** Start **
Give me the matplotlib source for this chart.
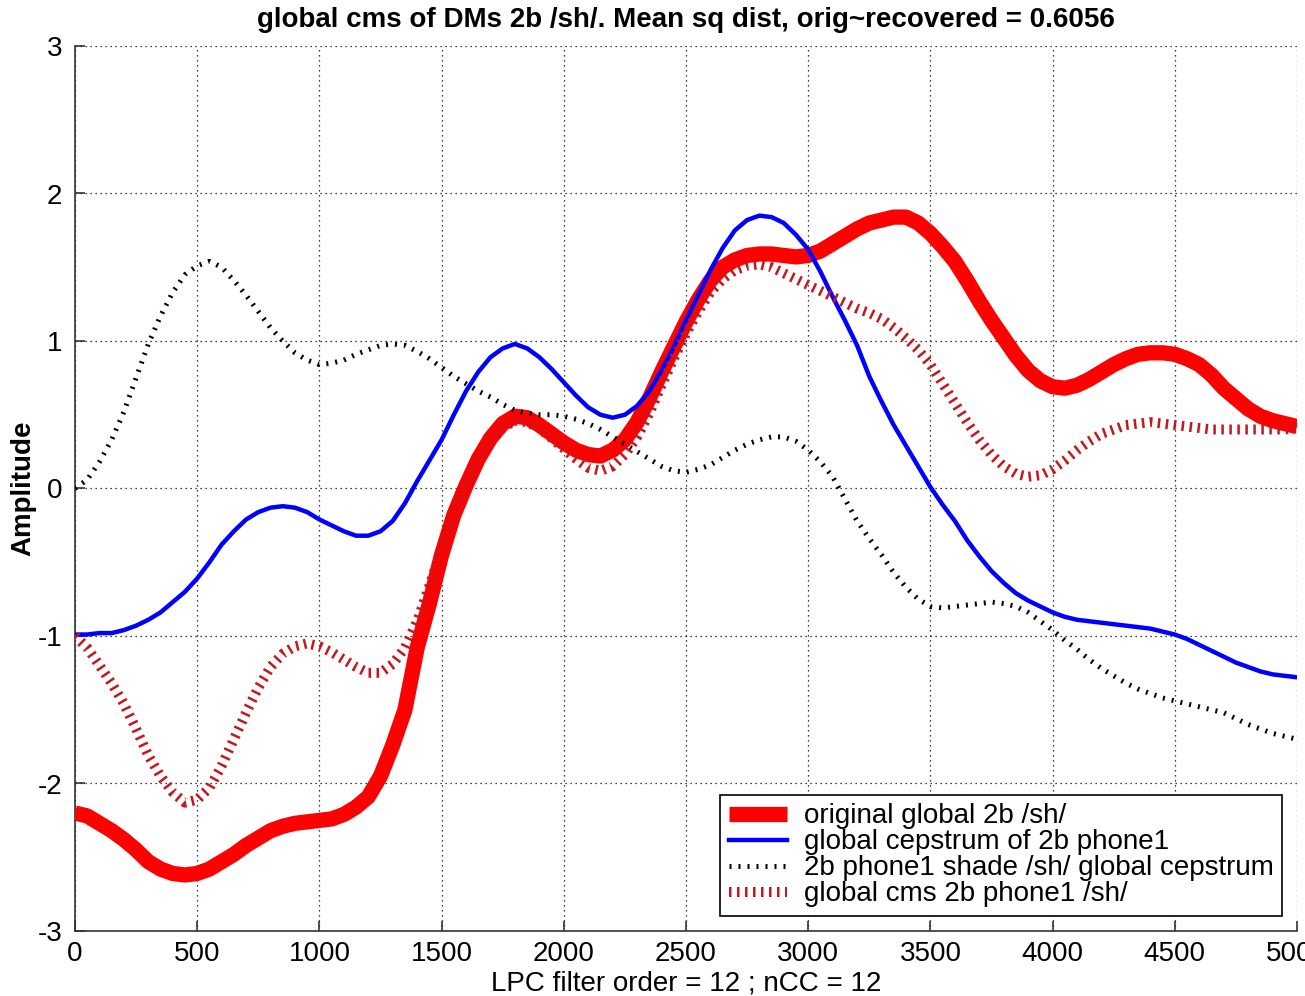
import numpy as np
import matplotlib
matplotlib.use("Agg")
import matplotlib.pyplot as plt

plt.rcParams['font.family'] = ['Liberation Sans', 'DejaVu Sans']
plt.rcParams['axes.unicode_minus'] = False

# Frequency axis (Hz), sampled every 50 Hz
freq = np.arange(0, 5001, 50)

orig_global = [
    -2.20, -2.22, -2.27, -2.32, -2.38, -2.45, -2.53, -2.58, -2.61, -2.62,
    -2.61, -2.58, -2.53, -2.48, -2.42, -2.37, -2.32, -2.29, -2.27, -2.26,
    -2.25, -2.24, -2.21, -2.16, -2.09, -1.95, -1.74, -1.50, -1.08, -0.78,
    -0.45, -0.18, 0.02, 0.20, 0.34, 0.44, 0.49, 0.48, 0.43, 0.37,
    0.31, 0.26, 0.23, 0.22, 0.26, 0.33, 0.45, 0.61, 0.79, 0.96,
    1.13, 1.28, 1.41, 1.50, 1.55, 1.58, 1.59, 1.59, 1.58, 1.57,
    1.58, 1.61, 1.66, 1.71, 1.76, 1.80, 1.82, 1.84, 1.84, 1.80,
    1.73, 1.64, 1.54, 1.41, 1.27, 1.14, 1.02, 0.90, 0.80, 0.73,
    0.69, 0.68, 0.70, 0.74, 0.79, 0.84, 0.88, 0.91, 0.92, 0.92,
    0.91, 0.88, 0.84, 0.77, 0.68, 0.61, 0.54, 0.49, 0.46, 0.44,
    0.42,
]

global_cep = [
    -0.99, -0.99, -0.98, -0.98, -0.96, -0.93, -0.89, -0.84, -0.77, -0.70,
    -0.61, -0.50, -0.38, -0.29, -0.21, -0.16, -0.13, -0.12, -0.13, -0.16,
    -0.21, -0.25, -0.29, -0.32, -0.32, -0.29, -0.22, -0.10, 0.05, 0.19,
    0.33, 0.50, 0.66, 0.79, 0.89, 0.95, 0.98, 0.95, 0.89, 0.81,
    0.72, 0.63, 0.55, 0.50, 0.48, 0.50, 0.56, 0.66, 0.80, 0.96,
    1.14, 1.31, 1.48, 1.63, 1.75, 1.82, 1.85, 1.84, 1.80, 1.72,
    1.62, 1.47, 1.30, 1.14, 0.97, 0.76, 0.59, 0.43, 0.29, 0.15,
    0.01, -0.11, -0.22, -0.35, -0.46, -0.56, -0.64, -0.71, -0.76, -0.80,
    -0.84, -0.87, -0.89, -0.90, -0.91, -0.92, -0.93, -0.94, -0.95, -0.97,
    -0.99, -1.02, -1.06, -1.10, -1.14, -1.18, -1.21, -1.24, -1.26, -1.27,
    -1.28,
]

phone_shade = [
    0.00, 0.06, 0.18, 0.33, 0.52, 0.75, 0.98, 1.17, 1.33, 1.45,
    1.51, 1.54, 1.50, 1.41, 1.31, 1.20, 1.09, 1.00, 0.92, 0.87,
    0.84, 0.85, 0.87, 0.91, 0.94, 0.97, 0.98, 0.97, 0.93, 0.88,
    0.82, 0.76, 0.71, 0.66, 0.62, 0.57, 0.53, 0.51, 0.50, 0.50,
    0.49, 0.47, 0.44, 0.40, 0.35, 0.30, 0.25, 0.20, 0.15, 0.12,
    0.11, 0.13, 0.16, 0.21, 0.26, 0.30, 0.33, 0.35, 0.35, 0.32,
    0.26, 0.18, 0.08, -0.07, -0.22, -0.34, -0.45, -0.57, -0.67, -0.75,
    -0.80, -0.81, -0.80, -0.79, -0.78, -0.77, -0.78, -0.80, -0.84, -0.90,
    -0.96, -1.03, -1.09, -1.16, -1.22, -1.27, -1.32, -1.36, -1.39, -1.42,
    -1.44, -1.46, -1.48, -1.50, -1.52, -1.56, -1.60, -1.63, -1.66, -1.68,
    -1.70,
]

global_cms = [
    -1.00, -1.08, -1.20, -1.32, -1.46, -1.63, -1.81, -1.95, -2.06, -2.13,
    -2.11, -2.03, -1.88, -1.70, -1.52, -1.35, -1.21, -1.12, -1.07, -1.05,
    -1.07, -1.11, -1.16, -1.21, -1.25, -1.25, -1.19, -1.08, -0.90, -0.66,
    -0.41, -0.18, 0.02, 0.19, 0.32, 0.41, 0.46, 0.45, 0.41, 0.34,
    0.27, 0.20, 0.14, 0.12, 0.15, 0.23, 0.35, 0.51, 0.70, 0.88,
    1.05, 1.20, 1.33, 1.42, 1.48, 1.51, 1.52, 1.50, 1.46, 1.42,
    1.38, 1.34, 1.30, 1.26, 1.22, 1.19, 1.15, 1.09, 1.02, 0.94,
    0.84, 0.71, 0.58, 0.45, 0.33, 0.23, 0.15, 0.10, 0.08, 0.09,
    0.13, 0.19, 0.26, 0.32, 0.37, 0.40, 0.43, 0.44, 0.45, 0.44,
    0.43, 0.42, 0.41, 0.40, 0.40, 0.40, 0.40, 0.40, 0.40, 0.40,
    0.41,
]

labels = [
    "original global 2b /sh/",
    "global cepstrum of 2b phone1",
    "2b phone1 shade /sh/ global cepstrum",
    "global cms 2b phone1 /sh/",
]

W, H = 1305, 996
fig = plt.figure(figsize=(W / 100, H / 100), dpi=100)
ax = fig.add_axes([75 / W, 1 - 931 / H, 1222 / W, 885 / H])

ax.plot(freq, orig_global, color="#ff0000", lw=11, solid_capstyle="butt",
        solid_joinstyle="round", label=labels[0], zorder=3)
ax.plot(freq, global_cep, color="#0000ff", lw=3.2, solid_joinstyle="round",
        label=labels[1], zorder=4)
ax.plot(freq, phone_shade, color="black", lw=3.6, linestyle=(0, (0.4, 1.4)),
        dash_capstyle="butt", label=labels[2], zorder=5)
ax.plot(freq, global_cms, color="#c8161e", lw=7.2, linestyle=(0, (0.25, 0.55)),
        dash_capstyle="butt", label=labels[3], zorder=6)

ax.set_xlim(0, 5000)
ax.set_ylim(-3, 3)
ax.set_xticks(np.arange(0, 5001, 500))
ax.set_yticks(np.arange(-3, 4, 1))

for side in ("top", "right"):
    ax.spines[side].set_visible(False)
for side in ("left", "bottom"):
    ax.spines[side].set_color("#333333")
    ax.spines[side].set_linewidth(1.2)

ax.grid(True, color="black", linestyle=(0, (1, 3)), linewidth=0.9)
ax.tick_params(direction="in", length=7, width=1.2, color="#333333",
               labelsize=20)
ax.tick_params(axis="x", pad=7)
ax.tick_params(axis="y", pad=9)

ax.set_title("global cms of DMs 2b /sh/. Mean sq dist, orig~recovered = 0.6056",
             fontsize=20, fontweight="bold", pad=14)
ax.set_xlabel("LPC filter order = 12 ; nCC = 12", fontsize=20, labelpad=3)
ax.set_ylabel("Amplitude", fontsize=20, fontweight="bold", labelpad=1)

leg = ax.legend(loc="lower right", fontsize=20, frameon=True, fancybox=False,
                framealpha=1, edgecolor="black", handlelength=2.1,
                borderaxespad=0.55, labelspacing=0.0, borderpad=0.3,
                handletextpad=0.6)
leg.get_frame().set_linewidth(1.2)

fig.savefig("out.png", dpi=100)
** End **
_Your objective_. Exclude the pictures, and transcribe all of the material exactly.

_Response_.
Give me the matplotlib source for this chart.
import numpy as np
import matplotlib
matplotlib.use("Agg")
import matplotlib.pyplot as plt

plt.rcParams['font.family'] = ['Liberation Sans', 'DejaVu Sans']
plt.rcParams['axes.unicode_minus'] = False

# Frequency axis (Hz), sampled every 50 Hz
freq = np.arange(0, 5001, 50)

orig_global = [
    -2.20, -2.22, -2.27, -2.32, -2.38, -2.45, -2.53, -2.58, -2.61, -2.62,
    -2.61, -2.58, -2.53, -2.48, -2.42, -2.37, -2.32, -2.29, -2.27, -2.26,
    -2.25, -2.24, -2.21, -2.16, -2.09, -1.95, -1.74, -1.50, -1.08, -0.78,
    -0.45, -0.18, 0.02, 0.20, 0.34, 0.44, 0.49, 0.48, 0.43, 0.37,
    0.31, 0.26, 0.23, 0.22, 0.26, 0.33, 0.45, 0.61, 0.79, 0.96,
    1.13, 1.28, 1.41, 1.50, 1.55, 1.58, 1.59, 1.59, 1.58, 1.57,
    1.58, 1.61, 1.66, 1.71, 1.76, 1.80, 1.82, 1.84, 1.84, 1.80,
    1.73, 1.64, 1.54, 1.41, 1.27, 1.14, 1.02, 0.90, 0.80, 0.73,
    0.69, 0.68, 0.70, 0.74, 0.79, 0.84, 0.88, 0.91, 0.92, 0.92,
    0.91, 0.88, 0.84, 0.77, 0.68, 0.61, 0.54, 0.49, 0.46, 0.44,
    0.42,
]

global_cep = [
    -0.99, -0.99, -0.98, -0.98, -0.96, -0.93, -0.89, -0.84, -0.77, -0.70,
    -0.61, -0.50, -0.38, -0.29, -0.21, -0.16, -0.13, -0.12, -0.13, -0.16,
    -0.21, -0.25, -0.29, -0.32, -0.32, -0.29, -0.22, -0.10, 0.05, 0.19,
    0.33, 0.50, 0.66, 0.79, 0.89, 0.95, 0.98, 0.95, 0.89, 0.81,
    0.72, 0.63, 0.55, 0.50, 0.48, 0.50, 0.56, 0.66, 0.80, 0.96,
    1.14, 1.31, 1.48, 1.63, 1.75, 1.82, 1.85, 1.84, 1.80, 1.72,
    1.62, 1.47, 1.30, 1.14, 0.97, 0.76, 0.59, 0.43, 0.29, 0.15,
    0.01, -0.11, -0.22, -0.35, -0.46, -0.56, -0.64, -0.71, -0.76, -0.80,
    -0.84, -0.87, -0.89, -0.90, -0.91, -0.92, -0.93, -0.94, -0.95, -0.97,
    -0.99, -1.02, -1.06, -1.10, -1.14, -1.18, -1.21, -1.24, -1.26, -1.27,
    -1.28,
]

phone_shade = [
    0.00, 0.06, 0.18, 0.33, 0.52, 0.75, 0.98, 1.17, 1.33, 1.45,
    1.51, 1.54, 1.50, 1.41, 1.31, 1.20, 1.09, 1.00, 0.92, 0.87,
    0.84, 0.85, 0.87, 0.91, 0.94, 0.97, 0.98, 0.97, 0.93, 0.88,
    0.82, 0.76, 0.71, 0.66, 0.62, 0.57, 0.53, 0.51, 0.50, 0.50,
    0.49, 0.47, 0.44, 0.40, 0.35, 0.30, 0.25, 0.20, 0.15, 0.12,
    0.11, 0.13, 0.16, 0.21, 0.26, 0.30, 0.33, 0.35, 0.35, 0.32,
    0.26, 0.18, 0.08, -0.07, -0.22, -0.34, -0.45, -0.57, -0.67, -0.75,
    -0.80, -0.81, -0.80, -0.79, -0.78, -0.77, -0.78, -0.80, -0.84, -0.90,
    -0.96, -1.03, -1.09, -1.16, -1.22, -1.27, -1.32, -1.36, -1.39, -1.42,
    -1.44, -1.46, -1.48, -1.50, -1.52, -1.56, -1.60, -1.63, -1.66, -1.68,
    -1.70,
]

global_cms = [
    -1.00, -1.08, -1.20, -1.32, -1.46, -1.63, -1.81, -1.95, -2.06, -2.13,
    -2.11, -2.03, -1.88, -1.70, -1.52, -1.35, -1.21, -1.12, -1.07, -1.05,
    -1.07, -1.11, -1.16, -1.21, -1.25, -1.25, -1.19, -1.08, -0.90, -0.66,
    -0.41, -0.18, 0.02, 0.19, 0.32, 0.41, 0.46, 0.45, 0.41, 0.34,
    0.27, 0.20, 0.14, 0.12, 0.15, 0.23, 0.35, 0.51, 0.70, 0.88,
    1.05, 1.20, 1.33, 1.42, 1.48, 1.51, 1.52, 1.50, 1.46, 1.42,
    1.38, 1.34, 1.30, 1.26, 1.22, 1.19, 1.15, 1.09, 1.02, 0.94,
    0.84, 0.71, 0.58, 0.45, 0.33, 0.23, 0.15, 0.10, 0.08, 0.09,
    0.13, 0.19, 0.26, 0.32, 0.37, 0.40, 0.43, 0.44, 0.45, 0.44,
    0.43, 0.42, 0.41, 0.40, 0.40, 0.40, 0.40, 0.40, 0.40, 0.40,
    0.41,
]

labels = [
    "original global 2b /sh/",
    "global cepstrum of 2b phone1",
    "2b phone1 shade /sh/ global cepstrum",
    "global cms 2b phone1 /sh/",
]

W, H = 1305, 996
fig = plt.figure(figsize=(W / 100, H / 100), dpi=100)
ax = fig.add_axes([75 / W, 1 - 931 / H, 1222 / W, 885 / H])

ax.plot(freq, orig_global, color="#ff0000", lw=11, solid_capstyle="butt",
        solid_joinstyle="round", label=labels[0], zorder=3)
ax.plot(freq, global_cep, color="#0000ff", lw=3.2, solid_joinstyle="round",
        label=labels[1], zorder=4)
ax.plot(freq, phone_shade, color="black", lw=3.6, linestyle=(0, (0.4, 1.4)),
        dash_capstyle="butt", label=labels[2], zorder=5)
ax.plot(freq, global_cms, color="#c8161e", lw=7.2, linestyle=(0, (0.25, 0.55)),
        dash_capstyle="butt", label=labels[3], zorder=6)

ax.set_xlim(0, 5000)
ax.set_ylim(-3, 3)
ax.set_xticks(np.arange(0, 5001, 500))
ax.set_yticks(np.arange(-3, 4, 1))

for side in ("top", "right"):
    ax.spines[side].set_visible(False)
for side in ("left", "bottom"):
    ax.spines[side].set_color("#333333")
    ax.spines[side].set_linewidth(1.2)

ax.grid(True, color="black", linestyle=(0, (1, 3)), linewidth=0.9)
ax.tick_params(direction="in", length=7, width=1.2, color="#333333",
               labelsize=20)
ax.tick_params(axis="x", pad=7)
ax.tick_params(axis="y", pad=9)

ax.set_title("global cms of DMs 2b /sh/. Mean sq dist, orig~recovered = 0.6056",
             fontsize=20, fontweight="bold", pad=14)
ax.set_xlabel("LPC filter order = 12 ; nCC = 12", fontsize=20, labelpad=3)
ax.set_ylabel("Amplitude", fontsize=20, fontweight="bold", labelpad=1)

leg = ax.legend(loc="lower right", fontsize=20, frameon=True, fancybox=False,
                framealpha=1, edgecolor="black", handlelength=2.1,
                borderaxespad=0.55, labelspacing=0.0, borderpad=0.3,
                handletextpad=0.6)
leg.get_frame().set_linewidth(1.2)

fig.savefig("out.png", dpi=100)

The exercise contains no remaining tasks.